Nella sua edizione del 20 marzo il domenicale gratuito Il Caffè ha dedicato ampio spazio alla scuola, prendendo le mosse dal “famoso” sciopero al contrario che sarebbe andato in scena di lì a qualche giorno. Evito intenzionalmente di dire la mia sulla manifestazione più o meno massmediatica e sindacale del 23 marzo, alla vigilia delle vacanze pasquali: per tre mesi abbiamo letto di tutto, nel bene e nel male. Rammento solo che, negli ultimi vent’anni, il giorno di congedo supplementare per i docenti (e degli impiegati dello Stato in genere), deciso per compensare qualche misura di contenimento salariale, è stato frequente, senza che a nessuno saltasse in mente di inventare scioperi al contrario o altre amenità. Per quel che ricordo, non usciva neanche una striminzita lettera ai giornali: un giorno in più di vacanza non scocciava a nessuno.
È stato giusto gridare di nuovo Giù le mani dalla scuola pubblica e obbligatoria. È capita e concordo, ci mancherebbe.
Torno al Caffè di domenica 20 marzo. In prima pagina, nel consueto spazio dell’editoriale, ecco una lettera aperta di Manuele Bertoli, direttore del DECS, Cari professori, cari studenti io vi dico che…, un testo accorato che, per quello che può contare, mi sento di sottoscrivere quasi integralmente. A seguire, alle pagine 2 e 3, ecco un florilegio di contributi d’ogni genere e competenza (si possono leggere le due pagine nell’edizione e-paper del Caffè del 20 marzo, con l’accortezza di scegliere l’edizione del 20 marzo 2016).
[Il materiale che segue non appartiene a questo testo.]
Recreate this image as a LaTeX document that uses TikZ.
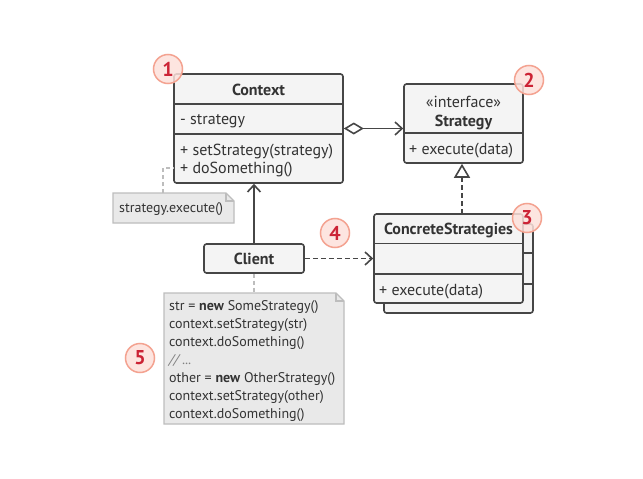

La settimana precedente mi aveva contattato il giornalista Ezio Rocchi Balbi, che ha curato il servizio e che ha introdotto il tema con un articolo intitolato La scuola si è rivoltata, “esami” più difficili per il ministro Bertoli. Con Rocchi Balbi siamo rimasti al telefono per circa un quarto d’ora. Nell’articolo è uscita questa sintesi:
«Devo riconoscere che mai avevo visto un ministro come Bertoli così a contatto con le scuole. Tanto di cappello – sottolinea Adolfo Tomasini, ex direttore delle scuole comunali di Locarno. Ma il disagio dei docenti continuerà fino a quando non si eliminerà un peccato originale che incide su tutti i nodi della scuola, dalle competenze all’educazione civica fino all’ora religione: bisogna decidere se la scuola deve selezionare o formare».
Naturalmente poteva andar peggio, ma quando si parla coi giornalisti bisogna sempre essere consapevoli che quel che si dice può essere riportato alla lettera e sembrare l’esatto contrario di quel che era l’intenzione. Qualcuno, forse il solito Andreotti, disse una volta che una smentita è una notizia data due volte. In effetti qua non smentisco, mi limito a dire che mi è andata bene: un quarto d’ora di colloquio è finito in una sessantina di parole, onore alle doti di sintesi del giornalista.
Poi, però, ecco, a seguire, un commento di Bertoli, riferito alla mia domanda – selezionare o formare? – domanda un poco retorica, ne convengo:
«In realtà è una scelta già fatta con la riforma scolastica del 1990 e ora, semmai, si tratta di concretizzarla – replica Bertoli. Il mio concetto di una scuola dell’obbligo sempre più inclusiva è conclamato […]».
Che sia ora di concretizzare l’arcaica Legge della scuola è possibile e gradito, a oltre cinque lustri di distanza. Che sia possibile realizzare quelle nobili finalità lasciando tutto il resto immutato mi sembra un po’ azzardato. Che l’attuale parlamento abbia la lucidità per farlo, e per farlo senza cedere ai richiami seducenti delle sirene populiste (con buone ricadute elettorali), lo escludo.
Ho scritto più volte che la riforma scolastica del 1990 è rimasta per tanti versi sulla carta. Tenuto conto della gestazione, dalla durata geologica, e del contesto storico e politico in cui la Legge della scuola del 1990 ha visto la luce, avevo scritto un articoletto, sul Corriere del Ticino, in occasione del suo ventesimo compleanno: «Una legge della scuola incartapecorita». E anche sul tema dell’inclusione avevo pubblicato qualche riflessione in questo sito, circa un anno e mezzo fa: «L’inclusione tra sogni e realtà».
Quindi sì, continuo a essere convinto che la scuola dell’obbligo debba finalmente scegliere da che parte stare. A mente mia c’è bisogno di qualche alleggerimento e di tanta serenità nel corso di tutta la durata della scuola dell’obbligo. Per le competizioni feroci ci sarà tempo una vita.